=== What the exercise asks ===
All lines from the beginning of the listing through the line with "[dotted, line width=0.5pt]" are to be copied word for word; the pictures are not.

☆ ☆ ☆ ☆ ☆

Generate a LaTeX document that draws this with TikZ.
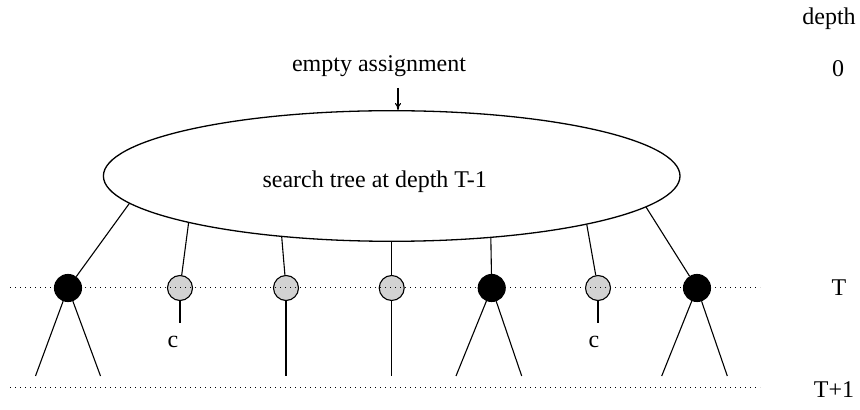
\documentclass[tikz,border=0pt]{standalone}
\usepackage{fontspec}
\setmainfont{Liberation Serif}
\usetikzlibrary{shapes.geometric}
\usetikzlibrary{arrows.meta}
\tikzstyle{fullnode} = [draw, circle, fill=black, minimum size=13.5pt, inner sep=0pt]
\tikzstyle{opennode} = [draw, circle, fill=gray!35, minimum size=12.5pt, inner sep=0pt]
\tikzstyle{treenode} = [draw, ellipse, line width=0.65pt, minimum width=288.3pt, minimum height=65.3pt, inner sep=0pt]
\tikzstyle{levelline} = [dotted, line width=0.5pt]

\begin{document}
\begin{tikzpicture}[x=0.5pt, y=-0.5pt, line width=0.55pt, >={To[length=3.5pt,width=3pt]},
    every node/.style={font=\fontsize{12}{14}\selectfont}]
  \useasboundingbox (0,0) rectangle (860,410);

  % search tree and its root
  \node[treenode] (tree) at (391.7,176) {};
  \node (label) at (374.7,182) {search tree at depth T-1};
  \node (empty) at (379,66) {empty assignment};
  \coordinate (tip) at (398,88);
  \draw[->] (tip) -- (tip |- tree.north);

  % depth column
  \node (depth) at (829,19) {depth};
  \node (d0) at (838,69) {0};
  \node (dT) at (839,288) {T};
  \node (dT1) at (834,390) {T+1};

  % nodes at depth T
  \node[fullnode] (n1) at (68,288) {};
  \node[opennode] (n2) at (180,288) {};
  \node[opennode] (n3) at (286,288) {};
  \node[opennode] (n4) at (391.7,288) {};
  \node[fullnode] (n5) at (491.7,288) {};
  \node[opennode] (n6) at (598,288) {};
  \node[fullnode] (n7) at (697,288) {};

  \draw (tree.186.7) -- (n1);
  \draw (tree.193.1) -- (n2);
  \draw (tree.209.5) -- (n3);
  \draw (tree.270) -- (n4);
  \draw (tree.328) -- (n5);
  \draw (tree.346.4) -- (n6);
  \draw (tree.353.9) -- (n7);

  % below depth T
  \coordinate (n1a) at (35.5,376);
  \coordinate (n1b) at (100.5,376);
  \coordinate (n3a) at (286,376);
  \coordinate (n4a) at (391.7,376);
  \coordinate (n5a) at (456,376);
  \coordinate (n5b) at (521.7,376);
  \coordinate (n7a) at (661.7,376);
  \coordinate (n7b) at (727.3,376);
  \coordinate (n2a) at (180,322.7);
  \coordinate (n6a) at (598,322.7);
  \node (c2) at (173,342) {c};
  \node (c6) at (594,342) {c};

  \draw (n1) -- (n1a);
  \draw (n1) -- (n1b);
  \draw (n2) -- (n2a);
  \draw (n3) -- (n3a);
  \draw (n4) -- (n4a);
  \draw (n5) -- (n5a);
  \draw (n5) -- (n5b);
  \draw (n6) -- (n6a);
  \draw (n7) -- (n7a);
  \draw (n7) -- (n7b);

  % levels
  \coordinate (tl) at (10,288);
  \coordinate (tr) at (760,288);
  \coordinate (ul) at (10,387.3);
  \coordinate (ur) at (760,387.3);
  \draw[levelline] (tl) -- (tr);
  \draw[levelline] (ul) -- (ur);
\end{tikzpicture}
\end{document}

☆ ☆ ☆ ☆ ☆

=== Answer for this exercise ===
Generate a LaTeX document that draws this with TikZ.
\documentclass[tikz,border=0pt]{standalone}
\usepackage{fontspec}
\setmainfont{Liberation Serif}
\usetikzlibrary{shapes.geometric}
\usetikzlibrary{arrows.meta}
\tikzstyle{fullnode} = [draw, circle, fill=black, minimum size=13.5pt, inner sep=0pt]
\tikzstyle{opennode} = [draw, circle, fill=gray!35, minimum size=12.5pt, inner sep=0pt]
\tikzstyle{treenode} = [draw, ellipse, line width=0.65pt, minimum width=288.3pt, minimum height=65.3pt, inner sep=0pt]
\tikzstyle{levelline} = [dotted, line width=0.5pt]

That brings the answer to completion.